Task objective |
Begin at the line containing "Convert this diagram to TikZ code." and give again every line to the end of the records, exactly, without the pictures.

_ _ _ _ _

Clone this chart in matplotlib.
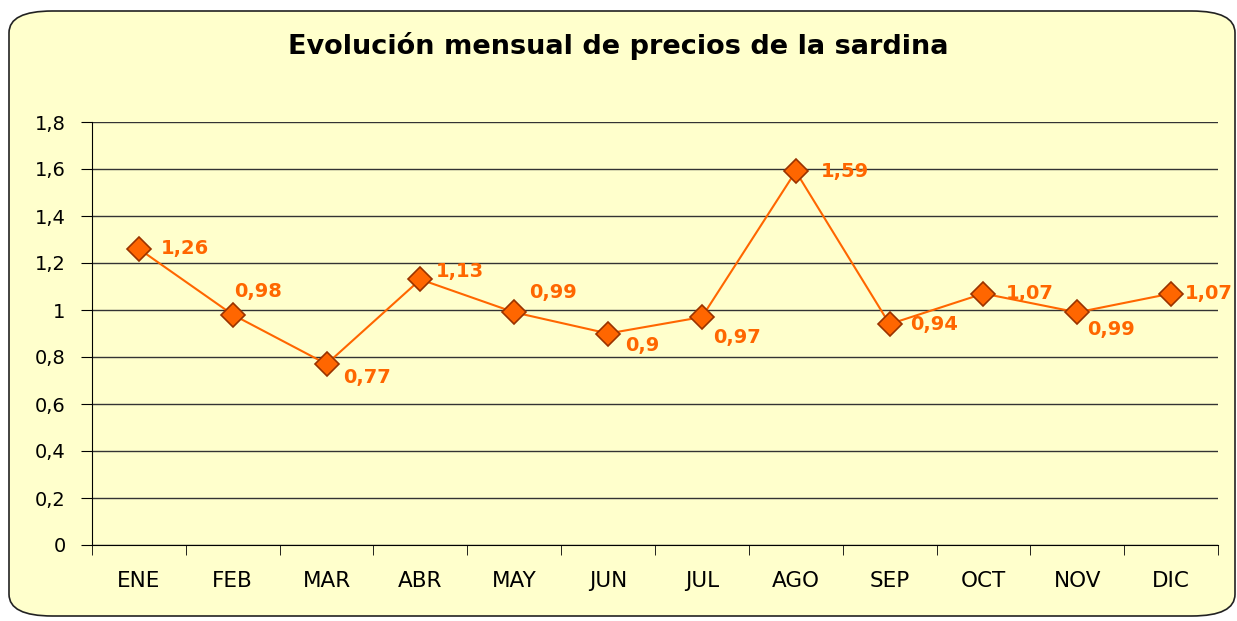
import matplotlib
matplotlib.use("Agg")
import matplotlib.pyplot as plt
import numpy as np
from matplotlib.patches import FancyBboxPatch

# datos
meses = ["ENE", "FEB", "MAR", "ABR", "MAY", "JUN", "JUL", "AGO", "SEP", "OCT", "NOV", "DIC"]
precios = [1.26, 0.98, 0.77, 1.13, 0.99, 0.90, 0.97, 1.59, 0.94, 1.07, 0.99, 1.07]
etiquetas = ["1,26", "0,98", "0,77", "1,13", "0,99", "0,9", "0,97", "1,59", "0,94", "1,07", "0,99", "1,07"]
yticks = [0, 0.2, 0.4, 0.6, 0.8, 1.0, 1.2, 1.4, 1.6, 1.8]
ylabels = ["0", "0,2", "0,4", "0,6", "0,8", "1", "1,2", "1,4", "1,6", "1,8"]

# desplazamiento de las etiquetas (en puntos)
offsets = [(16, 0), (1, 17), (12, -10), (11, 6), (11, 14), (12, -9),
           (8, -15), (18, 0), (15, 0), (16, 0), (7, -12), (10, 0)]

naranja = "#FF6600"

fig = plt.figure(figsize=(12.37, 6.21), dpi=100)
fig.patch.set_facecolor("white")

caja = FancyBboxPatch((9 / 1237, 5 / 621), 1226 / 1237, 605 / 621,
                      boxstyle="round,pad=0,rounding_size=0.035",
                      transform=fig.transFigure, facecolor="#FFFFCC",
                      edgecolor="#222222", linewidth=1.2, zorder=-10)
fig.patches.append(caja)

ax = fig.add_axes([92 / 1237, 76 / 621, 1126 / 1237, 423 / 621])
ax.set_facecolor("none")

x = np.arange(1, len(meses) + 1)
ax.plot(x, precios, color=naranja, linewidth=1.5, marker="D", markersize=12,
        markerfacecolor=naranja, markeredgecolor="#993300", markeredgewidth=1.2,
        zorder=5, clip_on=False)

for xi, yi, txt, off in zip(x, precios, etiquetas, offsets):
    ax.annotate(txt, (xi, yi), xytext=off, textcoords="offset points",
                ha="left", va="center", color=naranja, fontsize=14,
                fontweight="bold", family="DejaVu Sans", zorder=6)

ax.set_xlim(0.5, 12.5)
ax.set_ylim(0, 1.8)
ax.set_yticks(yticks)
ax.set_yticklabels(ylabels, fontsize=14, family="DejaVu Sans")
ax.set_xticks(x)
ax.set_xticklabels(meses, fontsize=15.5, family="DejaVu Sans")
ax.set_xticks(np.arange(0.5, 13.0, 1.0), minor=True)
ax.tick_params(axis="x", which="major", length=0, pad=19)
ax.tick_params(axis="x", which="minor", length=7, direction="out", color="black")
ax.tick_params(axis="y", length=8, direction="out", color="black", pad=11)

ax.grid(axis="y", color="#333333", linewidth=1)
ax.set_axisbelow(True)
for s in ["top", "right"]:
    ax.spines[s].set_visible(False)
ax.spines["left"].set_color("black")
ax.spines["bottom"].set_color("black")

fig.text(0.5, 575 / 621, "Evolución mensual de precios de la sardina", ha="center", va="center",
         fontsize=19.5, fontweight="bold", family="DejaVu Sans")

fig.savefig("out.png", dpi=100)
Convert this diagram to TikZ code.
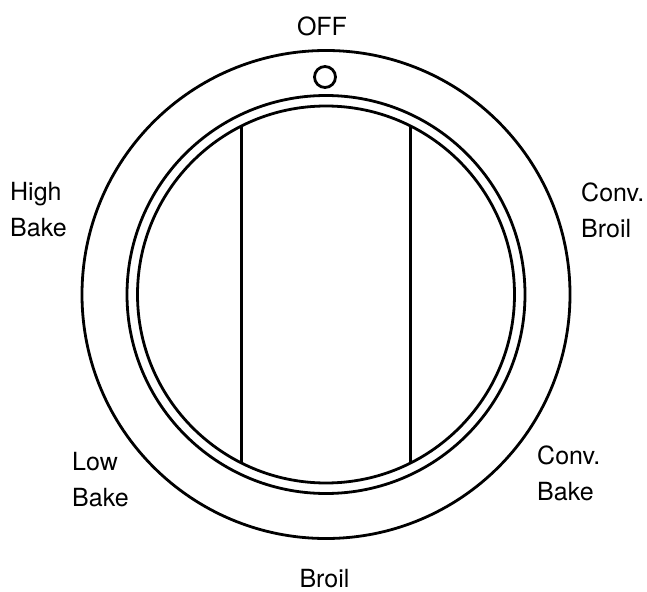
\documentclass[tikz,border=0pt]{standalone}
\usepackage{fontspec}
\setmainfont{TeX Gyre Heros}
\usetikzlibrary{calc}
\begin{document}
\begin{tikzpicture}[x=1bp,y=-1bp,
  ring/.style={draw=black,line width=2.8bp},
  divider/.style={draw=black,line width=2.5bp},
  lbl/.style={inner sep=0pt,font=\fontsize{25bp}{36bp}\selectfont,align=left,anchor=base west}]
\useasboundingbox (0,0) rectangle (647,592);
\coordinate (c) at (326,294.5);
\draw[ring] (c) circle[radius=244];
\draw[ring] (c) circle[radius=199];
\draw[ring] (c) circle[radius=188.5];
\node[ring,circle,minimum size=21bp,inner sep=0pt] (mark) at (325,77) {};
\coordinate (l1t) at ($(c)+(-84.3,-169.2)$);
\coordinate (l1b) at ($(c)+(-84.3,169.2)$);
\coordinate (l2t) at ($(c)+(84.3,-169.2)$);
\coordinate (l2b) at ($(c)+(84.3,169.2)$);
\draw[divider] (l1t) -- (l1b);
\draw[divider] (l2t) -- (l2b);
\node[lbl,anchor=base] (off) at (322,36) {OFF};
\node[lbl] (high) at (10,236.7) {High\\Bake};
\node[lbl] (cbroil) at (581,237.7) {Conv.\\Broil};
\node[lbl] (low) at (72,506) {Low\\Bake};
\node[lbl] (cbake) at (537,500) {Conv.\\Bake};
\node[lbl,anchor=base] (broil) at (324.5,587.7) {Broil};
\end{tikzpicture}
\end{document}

_ _ _ _ _

Answer to the exercise |
Convert this diagram to TikZ code.
\documentclass[tikz,border=0pt]{standalone}
\usepackage{fontspec}
\setmainfont{TeX Gyre Heros}
\usetikzlibrary{calc}
\begin{document}
\begin{tikzpicture}[x=1bp,y=-1bp,
  ring/.style={draw=black,line width=2.8bp},
  divider/.style={draw=black,line width=2.5bp},
  lbl/.style={inner sep=0pt,font=\fontsize{25bp}{36bp}\selectfont,align=left,anchor=base west}]
\useasboundingbox (0,0) rectangle (647,592);
\coordinate (c) at (326,294.5);
\draw[ring] (c) circle[radius=244];
\draw[ring] (c) circle[radius=199];
\draw[ring] (c) circle[radius=188.5];
\node[ring,circle,minimum size=21bp,inner sep=0pt] (mark) at (325,77) {};
\coordinate (l1t) at ($(c)+(-84.3,-169.2)$);
\coordinate (l1b) at ($(c)+(-84.3,169.2)$);
\coordinate (l2t) at ($(c)+(84.3,-169.2)$);
\coordinate (l2b) at ($(c)+(84.3,169.2)$);
\draw[divider] (l1t) -- (l1b);
\draw[divider] (l2t) -- (l2b);
\node[lbl,anchor=base] (off) at (322,36) {OFF};
\node[lbl] (high) at (10,236.7) {High\\Bake};
\node[lbl] (cbroil) at (581,237.7) {Conv.\\Broil};
\node[lbl] (low) at (72,506) {Low\\Bake};
\node[lbl] (cbake) at (537,500) {Conv.\\Bake};
\node[lbl,anchor=base] (broil) at (324.5,587.7) {Broil};
\end{tikzpicture}
\end{document}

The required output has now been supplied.